Из-за нескольких аршин галуна, украденных одним солдатом со склада всякого каретного старья, подозревая в этом воровстве интригу иностранных держав, враждебную его политике, Павел расстался с Аракчеевым, единственно искренно ему преданным человеком в окружавшей его среде!
Английская карикатура на Павла I, намекающая на его психическое расстройство
Эта среда была, как калейдоскоп, и так же, как фигуры, появляющиеся и исчезающие в нем, со дня на день были изменчивы и решения императора. Один из рисунков того времени изображает его держащим по листу бумаги в каждой руке с надписями на этих листах и над головой: «Order! – Countre-order! – Disorder!». Это только карикатура; но некоторые страницы из «Собрания узаконений и распоряжений правительства» за 1797–1801 годы почти буквально ей соответствуют. Двадцатого августа 1798 года указ Его Величества запретил в Петербурге дрожки; двадцатого октября другой указ, за той же подписью, отменял предыдущий.
Девять раз из десяти проявления монаршей воли обращались на совсем ничтожные предметы. Чаще всего они принимали характер еще более безрассудный. Преследуя своей ненавистью Потемкина, Павел не удовольствовался распоряжением стереть с лица земли все следы могилы знаменитого князя Таврического, или разрушить памятник, воздвигнутый ему в Херсоне; он переименовал и город Григориополь, напоминающий жителям имя его основателя. Он хотел, чтобы он вновь назывался «прежним именем» Черный, хотя недавно выстроенный на берегу Днестра, между долинами рек Черной и Черницы, он никогда прежде не существовал.

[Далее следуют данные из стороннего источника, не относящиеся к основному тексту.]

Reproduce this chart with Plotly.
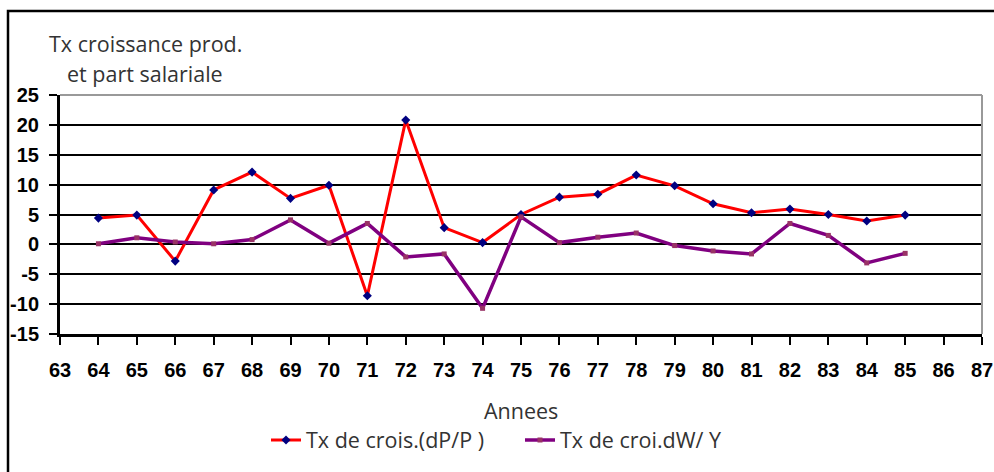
import plotly.graph_objects as go

# ---- data ----
years = [64, 65, 66, 67, 68, 69, 70, 71, 72, 73, 74, 75, 76, 77, 78, 79, 80, 81, 82, 83, 84, 85]
croissance_prod = [4.4, 4.9, -2.8, 9.1, 12.1, 7.7, 9.9, -8.6, 20.8, 2.8, 0.3, 5.0, 7.9, 8.4, 11.6, 9.8, 6.8, 5.3, 5.9, 5.0, 3.9, 4.9]
part_salariale = [0.1, 1.1, 0.4, 0.1, 0.8, 4.1, 0.2, 3.5, -2.1, -1.6, -10.7, 4.6, 0.3, 1.2, 1.9, -0.2, -1.1, -1.6, 3.5, 1.5, -3.1, -1.5]
x_tick_labels = [str(v) for v in range(63, 88)]
y_tick_labels = ["-15", "-10", "-5", "0", "5", "10", "15", "20", "25"]
series_names = ["Tx de crois.(dP/P )", "Tx de croi.dW/ Y"]
title_lines = ["Tx croissance prod.", "et part salariale"]
x_title = "Annees"

W, H = 994, 472
L, R, T, B = 60, 982, 95, 334
pw, ph = R - L, B - T


def px_x(x):
    return (x - L) / pw


def px_y(y):
    return (B - y) / ph


TXT = "#333333"
tick_font = dict(family="Liberation Sans, Arial", size=20, color="#000000", weight="bold")
text_font = dict(family="Open Sans, Liberation Sans, Arial", size=21.5, color=TXT)

fig = go.Figure()
fig.add_trace(go.Scatter(
    x=years, y=croissance_prod, name=series_names[0], mode="lines+markers",
    line=dict(color="#FF0000", width=3),
    marker=dict(symbol="diamond", size=7, color="#000080"),
))
fig.add_trace(go.Scatter(
    x=years, y=part_salariale, name=series_names[1], mode="lines+markers",
    line=dict(color="#800080", width=3.5),
    marker=dict(symbol="square", size=5, color="#993366"),
))

fig.update_layout(
    width=W, height=H,
    margin=dict(l=L, r=W - R, t=T, b=H - B, autoexpand=False),
    paper_bgcolor="white", plot_bgcolor="white",
    showlegend=True,
    legend=dict(orientation="h", x=px_x(266), xanchor="left", y=px_y(440), yanchor="middle",
                font=text_font, bgcolor="rgba(0,0,0,0)", entrywidth=209, entrywidthmode="pixels"),
    xaxis=dict(range=[63, 87], tickvals=[int(v) for v in x_tick_labels], ticktext=x_tick_labels,
               showgrid=False, zeroline=False, showline=True, linecolor="#000000", linewidth=3,
               ticks="outside", ticklen=8, tickwidth=2, tickcolor="#000000", automargin=False,
               tickfont=tick_font, ticklabelstandoff=8),
    yaxis=dict(range=[-15, 25], tickvals=[int(v) for v in y_tick_labels], ticktext=y_tick_labels,
               showgrid=True, gridcolor="#000000", gridwidth=1.6, zeroline=False,
               showline=True, linecolor="#000000", linewidth=3, automargin=False,
               ticks="outside", ticklen=8, tickwidth=2, tickcolor="#000000",
               tickfont=tick_font, ticklabelstandoff=6),
)

# grey plot-area frame (top and right)
fig.add_shape(type="line", xref="paper", yref="paper", x0=0, x1=1, y0=1, y1=1,
              line=dict(color="#999999", width=2), layer="above")
fig.add_shape(type="line", xref="paper", yref="paper", x0=1, x1=1, y0=0, y1=1,
              line=dict(color="#999999", width=2), layer="above")
# outer chart border
fig.add_shape(type="rect", xref="paper", yref="paper", x0=px_x(8), x1=px_x(1010),
              y0=px_y(490), y1=px_y(11), line=dict(color="#000000", width=2.5), layer="above")

fig.add_annotation(text=title_lines[0], xref="paper", yref="paper", x=px_x(47), y=px_y(43),
                   xanchor="left", yanchor="middle", showarrow=False, font=text_font)
fig.add_annotation(text=title_lines[1], xref="paper", yref="paper", x=px_x(65), y=px_y(73),
                   xanchor="left", yanchor="middle", showarrow=False, font=text_font)
fig.add_annotation(text=x_title, xref="paper", yref="paper", x=0.5, y=px_y(410),
                   xanchor="center", yanchor="middle", showarrow=False, font=text_font)

fig.write_html("out.html", config={"displayModeBar": False},
               post_script="document.body.style.margin='0';")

Такое же отсутствие здравого смысла замечается тогда, когда Павел внезапно начинает вводить улучшения, несмотря на их дороговизну. Решение в один прекрасный день заменить вьючных лошадей упряжными для всего обоза армии стоило пять миллионов. Возвращение через несколько месяцев к прежней системе: другие пять миллионов. Проявления подобной безудержности, к счастью, были довольно редки: «Мы занимаемся только мелочами, – писал Роджерсон в сентябре 1797 года, – и эти мелочи постоянно меняются… Каждый человек может всего ожидать». Действительно, шведский посол Стеддинг оказался вынужденным в тот день, когда давал большой дипломатический обед, встать из-за стола и немедленно отправиться с 50 000 солдат, данными ему императором, для подавления восстания в окрестностях Стокгольма, о котором Павел получил известие, представлявшее, однако, собой чистейший вымысел.
Самодержец действует так же, как поступал наследник; только вследствие большей несдержанности, проявления самодержавия приводят к более серьезным последствиям. На параде приказание, изменявшее обычный порядок перестроения, но произнесенное слишком тихо, не дошло до слуха эскадронного командира.
– Долой его с лошади! Всыпать ему до ста ударов палкой!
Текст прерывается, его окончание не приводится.